Bernd Altpeter, Founder and CEO of the German Institute for Telemedicine and Health Promotion (DITG), then shared his perspective on the state of mobile health technology in Germany. Reiterating a common thread throughout the evening’s presentations that eHealth is not just advantageous in developing countries, Mr. Altpeter presented on the prevalence of problems in Germany surrounding Type 2 diabetes and how patients and the healthcare system there could also benefit from the use of mobile technology. For example, for 10 million diabetes patients in Germany, there are currently only 1,850 diabetologists. Additionally, these patient numbers are steadily increasing due to unhealthy lifestyle choices, such as poor nutrition and insufficient physical activity. Mr. Altpeter spoke of an increase in these patient numbers by 10 percent per year, predicting a collapse of the current healthcare system if no drastic changes are made. He believes that telemedicine and eHealth technologies could intervene well here, as they are the “most effective and efficient way to service patients, especially [those with] chronic diseases.” However, he also stressed that technology is just one component of the system. A crucial part concerns enabling patients to successfully interact with the available technology. Improving accessibility and affordability are two of the main factors involved here.

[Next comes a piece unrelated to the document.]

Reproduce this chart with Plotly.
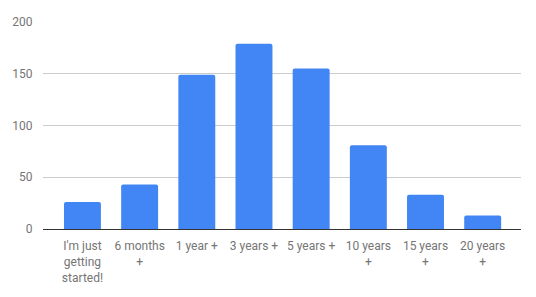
import plotly.graph_objects as go

categories = [
    "I'm just<br>getting<br>started!",
    "6 months<br>+",
    "1 year +",
    "3 years +",
    "5 years +",
    "10 years<br>+",
    "15 years<br>+",
    "20 years<br>+",
]
counts = [26, 43, 149, 179, 155, 81, 33, 13]
y_ticks = [0, 50, 100, 150, 200]

fig = go.Figure(
    go.Bar(
        x=categories,
        y=counts,
        marker=dict(color="#4285F4", line=dict(width=0)),
        hoverinfo="x+y",
    )
)

label_font = dict(family="Roboto, Arial, sans-serif", size=12, color="#757575")

fig.update_layout(
    width=536,
    height=297,
    margin=dict(l=42, r=15, t=22, b=66),
    paper_bgcolor="white",
    plot_bgcolor="white",
    bargap=0.354,
    barcornerradius=2,
    showlegend=False,
    font=label_font,
    xaxis=dict(
        range=[-0.69, 7.67],
        showgrid=False,
        showline=True,
        linecolor="#333333",
        linewidth=1,
        ticks="outside",
        ticklen=6,
        tickcolor="rgba(0,0,0,0)",
        tickfont=label_font,
        fixedrange=True,
    ),
    yaxis=dict(
        range=[0, 200],
        tickvals=y_ticks,
        showgrid=True,
        gridcolor="#cccccc",
        gridwidth=1,
        zeroline=False,
        showline=False,
        ticks="outside",
        ticklen=7,
        tickcolor="rgba(0,0,0,0)",
        tickfont=label_font,
        fixedrange=True,
    ),
)

fig.write_html("out.html")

Mr. Altpeter then highlighted the life-altering effects the use of eHealth technology can have by presenting the extraordinary improvement of a German Type 2 diabetes patient. The patient used the healthcare platform developed by the DITG, which coordinates all relevant knowledge and interaction between physicians, patients, nurses, and hospital staff in one system, enabling a daily information exchange. The result was that the patient went from taking daily insulin shots to living completely without them after just six to seven months into the program. To Mr. Altpeter, this integration of all relevant intervention systems demonstrates the biggest advantage of mobile healthcare technology as it ensures that the patient receives the best possible care and treatment.
To conclude the evening, Dr. Wolfgang Renz opened a lively discussion between the speakers and the audience about the challenges of globalizing mobile health technology. Topics addressed ranged from what the government’s role should be with regards to access to patient data to how to use aggregated health data for medical research while still maintaining individuals’ privacy.